OBJECTIVE | Quote all lines below exactly. Images stay out.

INFORMATION SUPPLIED |

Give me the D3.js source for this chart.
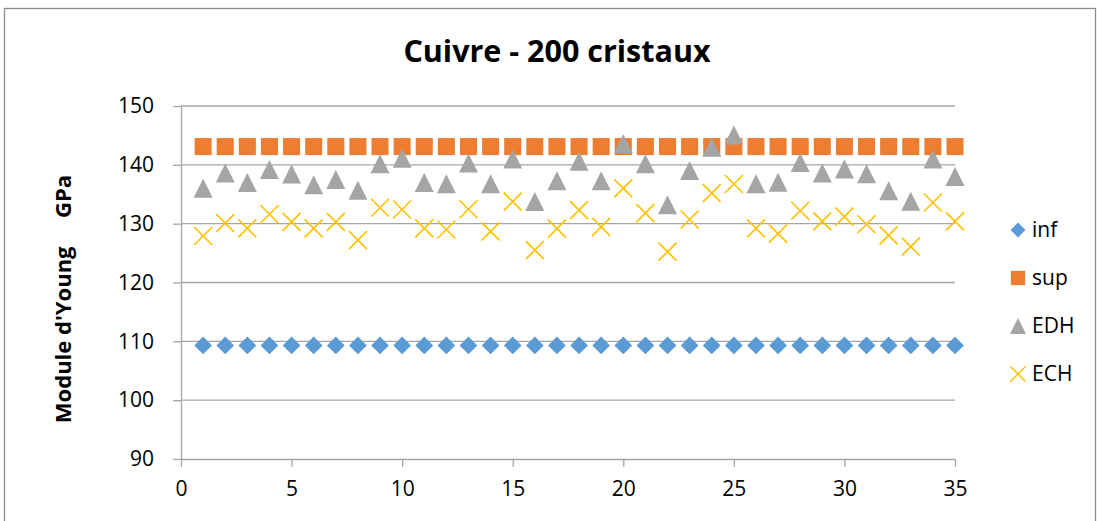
<!DOCTYPE html>
<html>
<head>
<meta charset="utf-8">
<script src="https://d3js.org/d3.v7.min.js"></script>
<style>
  body { margin: 0; background: #fff; }
  text { font-family: "Open Sans", sans-serif; fill: #000; }
  .grid line { stroke: #a6a6a6; stroke-width: 1.3; }
  .axis path, .axis line { stroke: #a6a6a6; stroke-width: 1.3; }
</style>
</head>
<body>
<script>
// data
var xValues = [1,2,3,4,5,6,7,8,9,10,11,12,13,14,15,16,17,18,19,20,
               21,22,23,24,25,26,27,28,29,30,31,32,33,34,35];
var infValues = [109.3,109.3,109.3,109.3,109.3,109.3,109.3,109.3,109.3,109.3,
                 109.3,109.3,109.3,109.3,109.3,109.3,109.3,109.3,109.3,109.3,
                 109.3,109.3,109.3,109.3,109.3,109.3,109.3,109.3,109.3,109.3,
                 109.3,109.3,109.3,109.3,109.3];
var supValues = [143.1,143.1,143.1,143.1,143.1,143.1,143.1,143.1,143.1,143.1,
                 143.1,143.1,143.1,143.1,143.1,143.1,143.1,143.1,143.1,143.1,
                 143.1,143.1,143.1,143.1,143.1,143.1,143.1,143.1,143.1,143.1,
                 143.1,143.1,143.1,143.1,143.1];
var edhValues = [136.0,138.6,137.0,139.2,138.45,136.6,137.5,135.7,140.2,141.1,
                 137.0,136.8,140.3,136.8,141.0,133.75,137.3,140.6,137.3,143.6,
                 140.2,133.2,139.05,143.0,145.06,136.8,137.06,140.4,138.6,139.3,
                 138.5,135.6,133.8,141.0,138.0];
var echValues = [127.9,130.1,129.2,131.6,130.3,129.2,130.3,127.2,132.7,132.4,
                 129.2,129.0,132.45,128.7,133.75,125.5,129.15,132.3,129.45,136.0,
                 131.8,125.25,130.7,135.2,136.75,129.2,128.3,132.2,130.4,131.2,
                 129.9,128.0,126.1,133.6,130.4];
var xTicks = [0,5,10,15,20,25,30,35];
var yTicks = [90,100,110,120,130,140,150];
var seriesNames = ["inf","sup","EDH","ECH"];
var seriesColors = ["#5b9bd5","#ed7d31","#a5a5a5","#ffc000"];

// set the dimensions and margins of the graph
var margin = {top: 106, right: 142, bottom: 62, left: 181},
    width = 955 - margin.left,
    height = 459 - margin.top;

var svg = d3.select("body").append("svg")
    .attr("width", 1097)
    .attr("height", 521);

// outer chart border
svg.append("rect")
    .attr("x", 4.5).attr("y", 8.5)
    .attr("width", 1091).attr("height", 530)
    .attr("fill", "none")
    .attr("stroke", "#8c8c8c")
    .attr("stroke-width", 1.3);

// title
svg.append("text")
    .attr("x", 557)
    .attr("y", 62)
    .attr("text-anchor", "middle")
    .style("font-size", "30.5px")
    .style("font-weight", "bold")
    .text("Cuivre - 200 cristaux");

var g = svg.append("g")
    .attr("transform", "translate(" + margin.left + "," + margin.top + ")");

// set the ranges
var x = d3.scaleLinear().domain([0, 35]).range([0, width]);
var y = d3.scaleLinear().domain([90, 150]).range([height, 0]);

// horizontal gridlines
g.append("g")
    .attr("class", "grid")
  .selectAll("line")
    .data(yTicks.filter(function(d) { return d > 90; }))
  .enter().append("line")
    .attr("x1", 0).attr("x2", width)
    .attr("y1", function(d) { return y(d); })
    .attr("y2", function(d) { return y(d); });

// x axis
var xAxis = g.append("g")
    .attr("class", "axis")
    .attr("transform", "translate(0," + height + ")")
    .call(d3.axisBottom(x).tickValues(xTicks).tickSize(8).tickSizeOuter(0).tickPadding(14));
xAxis.selectAll("text").style("font-size", "21px").attr("fill", "#000");

// y axis
var yAxis = g.append("g")
    .attr("class", "axis")
    .call(d3.axisLeft(y).tickValues(yTicks).tickSize(8).tickSizeOuter(0).tickPadding(19));
yAxis.selectAll("text").style("font-size", "21px").attr("fill", "#000");
g.selectAll(".axis .domain").attr("stroke", "#a6a6a6");

// y axis label
svg.append("text")
    .attr("transform", "translate(71,299) rotate(-90)")
    .attr("text-anchor", "middle")
    .style("font-size", "22px")
    .style("font-weight", "bold")
    .style("white-space", "pre")
    .text("Module d'Young     GPa");

// marker shapes
var diamond = d3.symbol().type(d3.symbolDiamond2).size(200)();
var square = d3.symbol().type(d3.symbolSquare2).size(370)();

function triangle(s) {
  var h = s;
  return "M0," + (-h / 2) + "L" + (s / 2) + "," + (h / 2) + "L" + (-s / 2) + "," + (h / 2) + "Z";
}
function cross(s) {
  var r = s / 2;
  return "M" + (-r) + "," + (-r) + "L" + r + "," + r + "M" + (-r) + "," + r + "L" + r + "," + (-r);
}

var series = [infValues, supValues, edhValues, echValues];

series.forEach(function(vals, i) {
  var pts = g.append("g").selectAll("path")
      .data(vals)
    .enter().append("path")
      .attr("transform", function(d, j) { return "translate(" + x(xValues[j]) + "," + y(d) + ")"; });
  if (i === 0) pts.attr("d", diamond).attr("fill", seriesColors[i]);
  if (i === 1) pts.attr("d", square).attr("fill", seriesColors[i]);
  if (i === 2) pts.attr("d", triangle(19)).attr("fill", seriesColors[i]);
  if (i === 3) pts.attr("d", cross(18)).attr("fill", "none")
      .attr("stroke", seriesColors[i]).attr("stroke-width", 1.6);
});

// legend
var legend = svg.append("g")
    .attr("transform", "translate(1018,230)");

var items = legend.selectAll("g")
    .data(seriesNames)
  .enter().append("g")
    .attr("transform", function(d, i) { return "translate(0," + (i * 48) + ")"; });

items.append("path")
    .attr("d", function(d, i) {
      if (i === 0) return d3.symbol().type(d3.symbolDiamond2).size(140)();
      if (i === 1) return d3.symbol().type(d3.symbolSquare2).size(260)();
      if (i === 2) return triangle(16);
      return cross(15);
    })
    .attr("fill", function(d, i) { return i === 3 ? "none" : seriesColors[i]; })
    .attr("stroke", function(d, i) { return i === 3 ? seriesColors[i] : null; })
    .attr("stroke-width", 1.5);

items.append("text")
    .attr("x", 14)
    .attr("dy", "0.35em")
    .style("font-size", "21px")
    .text(function(d) { return d; });
</script>
</body>
</html>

SOLUTION TO THIS PROBLEM |
Give me the D3.js source for this chart.
<!DOCTYPE html>
<html>
<head>
<meta charset="utf-8">
<script src="https://d3js.org/d3.v7.min.js"></script>
<style>
  body { margin: 0; background: #fff; }
  text { font-family: "Open Sans", sans-serif; fill: #000; }
  .grid line { stroke: #a6a6a6; stroke-width: 1.3; }
  .axis path, .axis line { stroke: #a6a6a6; stroke-width: 1.3; }
</style>
</head>
<body>
<script>
// data
var xValues = [1,2,3,4,5,6,7,8,9,10,11,12,13,14,15,16,17,18,19,20,
               21,22,23,24,25,26,27,28,29,30,31,32,33,34,35];
var infValues = [109.3,109.3,109.3,109.3,109.3,109.3,109.3,109.3,109.3,109.3,
                 109.3,109.3,109.3,109.3,109.3,109.3,109.3,109.3,109.3,109.3,
                 109.3,109.3,109.3,109.3,109.3,109.3,109.3,109.3,109.3,109.3,
                 109.3,109.3,109.3,109.3,109.3];
var supValues = [143.1,143.1,143.1,143.1,143.1,143.1,143.1,143.1,143.1,143.1,
                 143.1,143.1,143.1,143.1,143.1,143.1,143.1,143.1,143.1,143.1,
                 143.1,143.1,143.1,143.1,143.1,143.1,143.1,143.1,143.1,143.1,
                 143.1,143.1,143.1,143.1,143.1];
var edhValues = [136.0,138.6,137.0,139.2,138.45,136.6,137.5,135.7,140.2,141.1,
                 137.0,136.8,140.3,136.8,141.0,133.75,137.3,140.6,137.3,143.6,
                 140.2,133.2,139.05,143.0,145.06,136.8,137.06,140.4,138.6,139.3,
                 138.5,135.6,133.8,141.0,138.0];
var echValues = [127.9,130.1,129.2,131.6,130.3,129.2,130.3,127.2,132.7,132.4,
                 129.2,129.0,132.45,128.7,133.75,125.5,129.15,132.3,129.45,136.0,
                 131.8,125.25,130.7,135.2,136.75,129.2,128.3,132.2,130.4,131.2,
                 129.9,128.0,126.1,133.6,130.4];
var xTicks = [0,5,10,15,20,25,30,35];
var yTicks = [90,100,110,120,130,140,150];
var seriesNames = ["inf","sup","EDH","ECH"];
var seriesColors = ["#5b9bd5","#ed7d31","#a5a5a5","#ffc000"];

// set the dimensions and margins of the graph
var margin = {top: 106, right: 142, bottom: 62, left: 181},
    width = 955 - margin.left,
    height = 459 - margin.top;

var svg = d3.select("body").append("svg")
    .attr("width", 1097)
    .attr("height", 521);

// outer chart border
svg.append("rect")
    .attr("x", 4.5).attr("y", 8.5)
    .attr("width", 1091).attr("height", 530)
    .attr("fill", "none")
    .attr("stroke", "#8c8c8c")
    .attr("stroke-width", 1.3);

// title
svg.append("text")
    .attr("x", 557)
    .attr("y", 62)
    .attr("text-anchor", "middle")
    .style("font-size", "30.5px")
    .style("font-weight", "bold")
    .text("Cuivre - 200 cristaux");

var g = svg.append("g")
    .attr("transform", "translate(" + margin.left + "," + margin.top + ")");

// set the ranges
var x = d3.scaleLinear().domain([0, 35]).range([0, width]);
var y = d3.scaleLinear().domain([90, 150]).range([height, 0]);

// horizontal gridlines
g.append("g")
    .attr("class", "grid")
  .selectAll("line")
    .data(yTicks.filter(function(d) { return d > 90; }))
  .enter().append("line")
    .attr("x1", 0).attr("x2", width)
    .attr("y1", function(d) { return y(d); })
    .attr("y2", function(d) { return y(d); });

// x axis
var xAxis = g.append("g")
    .attr("class", "axis")
    .attr("transform", "translate(0," + height + ")")
    .call(d3.axisBottom(x).tickValues(xTicks).tickSize(8).tickSizeOuter(0).tickPadding(14));
xAxis.selectAll("text").style("font-size", "21px").attr("fill", "#000");

// y axis
var yAxis = g.append("g")
    .attr("class", "axis")
    .call(d3.axisLeft(y).tickValues(yTicks).tickSize(8).tickSizeOuter(0).tickPadding(19));
yAxis.selectAll("text").style("font-size", "21px").attr("fill", "#000");
g.selectAll(".axis .domain").attr("stroke", "#a6a6a6");

// y axis label
svg.append("text")
    .attr("transform", "translate(71,299) rotate(-90)")
    .attr("text-anchor", "middle")
    .style("font-size", "22px")
    .style("font-weight", "bold")
    .style("white-space", "pre")
    .text("Module d'Young     GPa");

// marker shapes
var diamond = d3.symbol().type(d3.symbolDiamond2).size(200)();
var square = d3.symbol().type(d3.symbolSquare2).size(370)();

function triangle(s) {
  var h = s;
  return "M0," + (-h / 2) + "L" + (s / 2) + "," + (h / 2) + "L" + (-s / 2) + "," + (h / 2) + "Z";
}
function cross(s) {
  var r = s / 2;
  return "M" + (-r) + "," + (-r) + "L" + r + "," + r + "M" + (-r) + "," + r + "L" + r + "," + (-r);
}

var series = [infValues, supValues, edhValues, echValues];

series.forEach(function(vals, i) {
  var pts = g.append("g").selectAll("path")
      .data(vals)
    .enter().append("path")
      .attr("transform", function(d, j) { return "translate(" + x(xValues[j]) + "," + y(d) + ")"; });
  if (i === 0) pts.attr("d", diamond).attr("fill", seriesColors[i]);
  if (i === 1) pts.attr("d", square).attr("fill", seriesColors[i]);
  if (i === 2) pts.attr("d", triangle(19)).attr("fill", seriesColors[i]);
  if (i === 3) pts.attr("d", cross(18)).attr("fill", "none")
      .attr("stroke", seriesColors[i]).attr("stroke-width", 1.6);
});

// legend
var legend = svg.append("g")
    .attr("transform", "translate(1018,230)");

var items = legend.selectAll("g")
    .data(seriesNames)
  .enter().append("g")
    .attr("transform", function(d, i) { return "translate(0," + (i * 48) + ")"; });

items.append("path")
    .attr("d", function(d, i) {
      if (i === 0) return d3.symbol().type(d3.symbolDiamond2).size(140)();
      if (i === 1) return d3.symbol().type(d3.symbolSquare2).size(260)();
      if (i === 2) return triangle(16);
      return cross(15);
    })
    .attr("fill", function(d, i) { return i === 3 ? "none" : seriesColors[i]; })
    .attr("stroke", function(d, i) { return i === 3 ? seriesColors[i] : null; })
    .attr("stroke-width", 1.5);

items.append("text")
    .attr("x", 14)
    .attr("dy", "0.35em")
    .style("font-size", "21px")
    .text(function(d) { return d; });
</script>
</body>
</html>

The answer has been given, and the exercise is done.